SHORT PROBLEM>
Make an exact copy of the lines, leaving the pictures out.
□ □ □ □
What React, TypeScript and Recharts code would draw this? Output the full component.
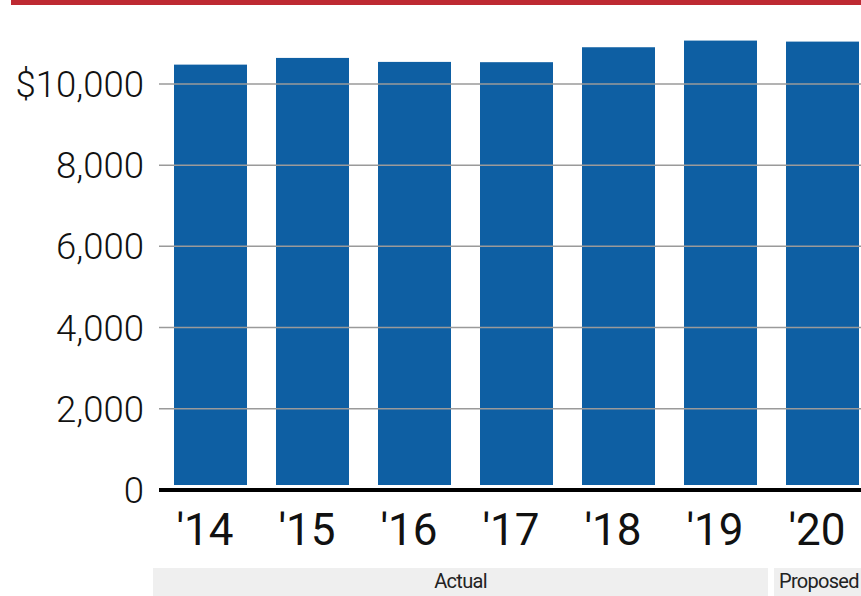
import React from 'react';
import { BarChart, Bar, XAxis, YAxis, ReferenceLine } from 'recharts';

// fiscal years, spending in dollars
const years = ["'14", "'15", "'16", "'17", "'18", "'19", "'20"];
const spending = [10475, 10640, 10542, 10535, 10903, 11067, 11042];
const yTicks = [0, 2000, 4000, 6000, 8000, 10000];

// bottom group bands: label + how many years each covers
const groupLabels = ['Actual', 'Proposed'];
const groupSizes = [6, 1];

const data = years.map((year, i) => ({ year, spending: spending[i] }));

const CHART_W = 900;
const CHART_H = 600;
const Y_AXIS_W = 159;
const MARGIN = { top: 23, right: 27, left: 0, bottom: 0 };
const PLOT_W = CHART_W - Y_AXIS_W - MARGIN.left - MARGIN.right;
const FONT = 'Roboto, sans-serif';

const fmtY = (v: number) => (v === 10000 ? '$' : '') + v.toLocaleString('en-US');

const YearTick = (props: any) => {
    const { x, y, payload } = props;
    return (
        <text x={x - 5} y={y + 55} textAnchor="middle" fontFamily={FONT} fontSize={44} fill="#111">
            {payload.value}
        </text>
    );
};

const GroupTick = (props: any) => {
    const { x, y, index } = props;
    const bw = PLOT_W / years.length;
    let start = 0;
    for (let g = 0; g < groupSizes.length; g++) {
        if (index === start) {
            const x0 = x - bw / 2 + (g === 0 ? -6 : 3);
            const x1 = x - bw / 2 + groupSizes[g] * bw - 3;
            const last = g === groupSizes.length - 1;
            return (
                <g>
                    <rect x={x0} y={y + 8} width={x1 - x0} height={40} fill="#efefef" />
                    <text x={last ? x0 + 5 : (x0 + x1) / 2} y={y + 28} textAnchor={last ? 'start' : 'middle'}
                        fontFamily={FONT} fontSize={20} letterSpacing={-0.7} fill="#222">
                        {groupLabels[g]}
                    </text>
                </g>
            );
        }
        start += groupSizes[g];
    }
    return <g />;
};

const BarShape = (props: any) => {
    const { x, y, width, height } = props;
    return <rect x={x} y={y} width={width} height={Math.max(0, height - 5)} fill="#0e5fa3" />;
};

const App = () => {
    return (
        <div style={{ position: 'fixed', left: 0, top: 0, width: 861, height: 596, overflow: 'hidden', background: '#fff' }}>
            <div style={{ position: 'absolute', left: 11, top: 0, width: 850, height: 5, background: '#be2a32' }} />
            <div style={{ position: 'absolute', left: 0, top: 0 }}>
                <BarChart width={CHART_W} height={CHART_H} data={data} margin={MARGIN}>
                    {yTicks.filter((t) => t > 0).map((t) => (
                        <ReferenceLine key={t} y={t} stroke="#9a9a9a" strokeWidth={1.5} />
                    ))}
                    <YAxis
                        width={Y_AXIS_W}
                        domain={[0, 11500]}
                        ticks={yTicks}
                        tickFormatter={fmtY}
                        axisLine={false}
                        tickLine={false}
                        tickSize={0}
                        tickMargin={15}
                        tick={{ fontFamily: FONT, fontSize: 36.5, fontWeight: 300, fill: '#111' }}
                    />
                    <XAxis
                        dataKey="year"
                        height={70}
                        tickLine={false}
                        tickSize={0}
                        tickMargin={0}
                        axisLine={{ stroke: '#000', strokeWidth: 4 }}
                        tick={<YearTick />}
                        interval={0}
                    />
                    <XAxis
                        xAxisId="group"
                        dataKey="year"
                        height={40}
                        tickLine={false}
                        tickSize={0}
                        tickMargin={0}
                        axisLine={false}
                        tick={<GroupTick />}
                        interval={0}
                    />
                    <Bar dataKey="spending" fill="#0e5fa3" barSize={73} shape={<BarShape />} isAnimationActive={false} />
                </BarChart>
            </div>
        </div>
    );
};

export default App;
□ □ □ □
TASK OUTPUT>
What React, TypeScript and Recharts code would draw this? Output the full component.
import React from 'react';
import { BarChart, Bar, XAxis, YAxis, ReferenceLine } from 'recharts';

// fiscal years, spending in dollars
const years = ["'14", "'15", "'16", "'17", "'18", "'19", "'20"];
const spending = [10475, 10640, 10542, 10535, 10903, 11067, 11042];
const yTicks = [0, 2000, 4000, 6000, 8000, 10000];

// bottom group bands: label + how many years each covers
const groupLabels = ['Actual', 'Proposed'];
const groupSizes = [6, 1];

const data = years.map((year, i) => ({ year, spending: spending[i] }));

const CHART_W = 900;
const CHART_H = 600;
const Y_AXIS_W = 159;
const MARGIN = { top: 23, right: 27, left: 0, bottom: 0 };
const PLOT_W = CHART_W - Y_AXIS_W - MARGIN.left - MARGIN.right;
const FONT = 'Roboto, sans-serif';

const fmtY = (v: number) => (v === 10000 ? '$' : '') + v.toLocaleString('en-US');

const YearTick = (props: any) => {
    const { x, y, payload } = props;
    return (
        <text x={x - 5} y={y + 55} textAnchor="middle" fontFamily={FONT} fontSize={44} fill="#111">
            {payload.value}
        </text>
    );
};

const GroupTick = (props: any) => {
    const { x, y, index } = props;
    const bw = PLOT_W / years.length;
    let start = 0;
    for (let g = 0; g < groupSizes.length; g++) {
        if (index === start) {
            const x0 = x - bw / 2 + (g === 0 ? -6 : 3);
            const x1 = x - bw / 2 + groupSizes[g] * bw - 3;
            const last = g === groupSizes.length - 1;
            return (
                <g>
                    <rect x={x0} y={y + 8} width={x1 - x0} height={40} fill="#efefef" />
                    <text x={last ? x0 + 5 : (x0 + x1) / 2} y={y + 28} textAnchor={last ? 'start' : 'middle'}
                        fontFamily={FONT} fontSize={20} letterSpacing={-0.7} fill="#222">
                        {groupLabels[g]}
                    </text>
                </g>
            );
        }
        start += groupSizes[g];
    }
    return <g />;
};

const BarShape = (props: any) => {
    const { x, y, width, height } = props;
    return <rect x={x} y={y} width={width} height={Math.max(0, height - 5)} fill="#0e5fa3" />;
};

const App = () => {
    return (
        <div style={{ position: 'fixed', left: 0, top: 0, width: 861, height: 596, overflow: 'hidden', background: '#fff' }}>
            <div style={{ position: 'absolute', left: 11, top: 0, width: 850, height: 5, background: '#be2a32' }} />
            <div style={{ position: 'absolute', left: 0, top: 0 }}>
                <BarChart width={CHART_W} height={CHART_H} data={data} margin={MARGIN}>
                    {yTicks.filter((t) => t > 0).map((t) => (
                        <ReferenceLine key={t} y={t} stroke="#9a9a9a" strokeWidth={1.5} />
                    ))}
                    <YAxis
                        width={Y_AXIS_W}
                        domain={[0, 11500]}
                        ticks={yTicks}
                        tickFormatter={fmtY}
                        axisLine={false}
                        tickLine={false}
                        tickSize={0}
                        tickMargin={15}
                        tick={{ fontFamily: FONT, fontSize: 36.5, fontWeight: 300, fill: '#111' }}
                    />
                    <XAxis
                        dataKey="year"
                        height={70}
                        tickLine={false}
                        tickSize={0}
                        tickMargin={0}
                        axisLine={{ stroke: '#000', strokeWidth: 4 }}
                        tick={<YearTick />}
                        interval={0}
                    />
                    <XAxis
                        xAxisId="group"
                        dataKey="year"
                        height={40}
                        tickLine={false}
                        tickSize={0}
                        tickMargin={0}
                        axisLine={false}
                        tick={<GroupTick />}
                        interval={0}
                    />
                    <Bar dataKey="spending" fill="#0e5fa3" barSize={73} shape={<BarShape />} isAnimationActive={false} />
                </BarChart>
            </div>
        </div>
    );
};

export default App;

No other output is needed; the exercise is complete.